In Like Someone in Love sind es die vielen «alten» Medien, mit denen sich ein alter Intellektueller umgibt (Malerei, Handschrift, Buchdruck, …), die auf eine Klassizität verweisen, die wiederum mit dem japanischen Kino zu tun hat, das eine solche für das Weltkino überliefert hat. Kiarostami geht es auch hier nicht darum, einfach eine Geschichte aus Japan zu erzählen (wie ginge das auch?). Sicher könnte man sagen, dass die Konstellation (junges Mädchen verbringt für Geld eine Nacht mit einem alten Mann, am nächsten Morgen ergibt es sich, dass ihrer beider Leben noch eine Weile verflochten bleiben) nicht orts- oder kulturspezifisch ist. Like Someone in Love erscheint nun aber geradezu als Experiment der «Inkulturation» einer solchen Geschichte, und zwar von einem Regisseur, der inzwischen ein sehr hohes Maß an Bewusstsein für die Voraussetzungen des Erzählens hat.
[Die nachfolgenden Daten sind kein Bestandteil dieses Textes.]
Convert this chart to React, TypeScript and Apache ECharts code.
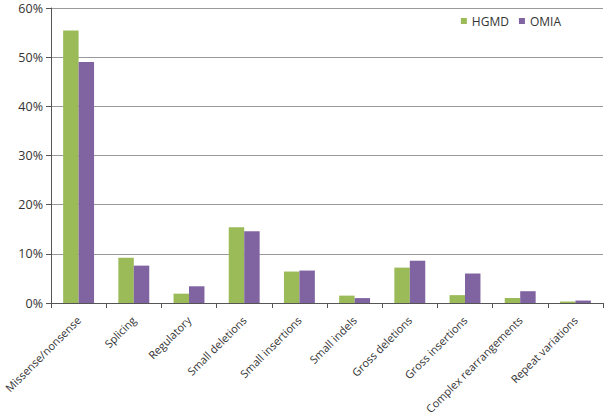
import React, { useEffect, useRef } from "react";
import * as echarts from "echarts";

const categories = [
  "Missense/nonsense",
  "Splicing",
  "Regulatory",
  "Small deletions",
  "Small insertions",
  "Small indels",
  "Gross deletions",
  "Gross insertions",
  "Complex rearrangements",
  "Repeat variations",
];
const hgmd = [55.4, 9.2, 1.9, 15.4, 6.4, 1.5, 7.2, 1.6, 1.0, 0.3];
const omia = [49.0, 7.6, 3.4, 14.6, 6.6, 1.0, 8.6, 6.0, 2.4, 0.5];
const yTicks = [0, 10, 20, 30, 40, 50, 60];

export default function App() {
  const ref = useRef<HTMLDivElement>(null);
  useEffect(() => {
    if (!ref.current) return;
    const chart = echarts.init(ref.current, undefined, { renderer: "svg" });
    const font = "'Open Sans', 'Liberation Sans', sans-serif";
    chart.setOption({
      animation: false,
      textStyle: { fontFamily: font },
      legend: {
        top: 10,
        right: 40,
        itemWidth: 6,
        itemHeight: 6,
        itemGap: 10,
        icon: "rect",
        textStyle: { fontSize: 12, color: "#333", fontFamily: font },
        data: ["HGMD", "OMIA"],
      },
      grid: {
        left: 51,
        right: 3,
        top: 8,
        bottom: 114,
        containLabel: false,
        outerBoundsMode: "none",
      },
      xAxis: {
        type: "category",
        data: categories,
        axisLine: { lineStyle: { color: "#555" } },
        axisTick: { show: true, alignWithLabel: false, length: 5, lineStyle: { color: "#555" } },
        axisLabel: { rotate: 45, fontSize: 11, color: "#333", interval: 0, margin: 15, fontFamily: font },
      },
      yAxis: {
        type: "value",
        min: 0,
        max: 60,
        interval: 10,
        axisLine: { show: true, lineStyle: { color: "#555" } },
        axisTick: { show: true, length: 5, lineStyle: { color: "#555" } },
        splitLine: { lineStyle: { color: "#999" } },
        axisLabel: {
          fontSize: 12.5,
          color: "#333",
          margin: 8,
          fontFamily: font,
          formatter: (v: number) => (yTicks.includes(v) ? `${v}%` : ""),
        },
      },
      series: [
        {
          name: "HGMD",
          type: "bar",
          data: hgmd,
          barGap: "0%",
          barCategoryGap: "44%",
          itemStyle: { color: "#9bbb59" },
        },
        {
          name: "OMIA",
          type: "bar",
          data: omia,
          itemStyle: { color: "#8064a2" },
        },
      ],
    });
    return () => chart.dispose();
  }, []);
  return (
    <div
      ref={ref}
      style={{ position: "absolute", left: 0, top: 0, width: 606, height: 417 }}
    />
  );
}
Copie conforme ist ein konsequentes, nicht-ironisches Pastiche eines europäischen Kunstfilms. Like Someone in Love ist ein ebenso konsequentes, neuerlich dezidiert nicht-ironisches Pastiche eines japanischen Gesellschaftsdramas. Wir haben es bei dem Filmemacher Kiarostami seit einiger Zeit mit einem in Entstehung begriffenen Stück Weltkulturerbe zu tun, dem in keiner winzigen Andeutung mehr anzusehen ist, ob der Akt der Emigration, auf dem es beruht, unter Schmerzen oder mit Erleichterung stattfand. Copie conforme und Like Someone in Love sind Filme auf verschwiegenem Grund, oder aber: eine Suche nach neuen Gründen, subtile Akte des Nonkonformismus gerade auch vor dem Hintergrund eines Weltkinobetriebs, der mit Authentizität handelt wie die Toskana mit Antiquitäten oder Japan mit Kalligraphien.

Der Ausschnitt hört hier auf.